1 We all do, of course, perform as a function of figuring ourselves out. The difference between this performance and that which I have just demonized is one of degree, not kind. In the former we are trying to erase something of ourselves, while still accepting that the attention of whoever is watching is necessarily divided between our performance and their own. We here return this kindness by dividing our attention between them and ourselves. In the latter one is trying to erase something of the other, thinking that doing so will erase the problematic thing in themselves, and thus, because of this confused body schema, they crave undivided attention, which they cannot reciprocate. To put it another way and much more simply, a healthy performance still respects personal boundaries.

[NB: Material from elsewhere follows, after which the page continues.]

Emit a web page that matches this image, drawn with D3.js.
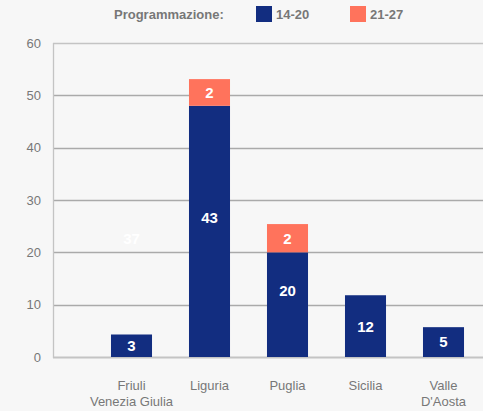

2 Had my upbringing and temperament leaned another way, I could have just as easily embodied responsibility, tough-mindedness, practicality, etc. The possible roles do seem endless sometimes as they encompass all of human activity.

3One that presumably will not devolve into a shouting contest.

4 However ironic this makes my position, as a result of this hopeful perversion, I had a visceral, not-me, or more honestly, please not-me, reaction to Occupy Wall Street, for though they ostensibly stand for my inclusion on both levels, the overwhelming hope I felt at their arrival served to intensify my feelings of desolation. Thus, I immediately felt alienated from them, which meant I started grieving for them before they even had a chance to fail. I continue to do so, often angrily, to this day.

5 As a real-world parallel, in the non-profit world, one must be careful of letting one’s solicitation campaigns induce compassion-fatigue. That is, if the giving public has already borne witness to (and opened their wallets for) a series of tragedies (e.g. an earthquake in one region, on the heels of two tsunamis in another), they will be increasingly less likely to give or give as much after additional tragedies (or shock-campaigns) occurring soon after.

6 Someone once theorized this to me as “sadism against the self.”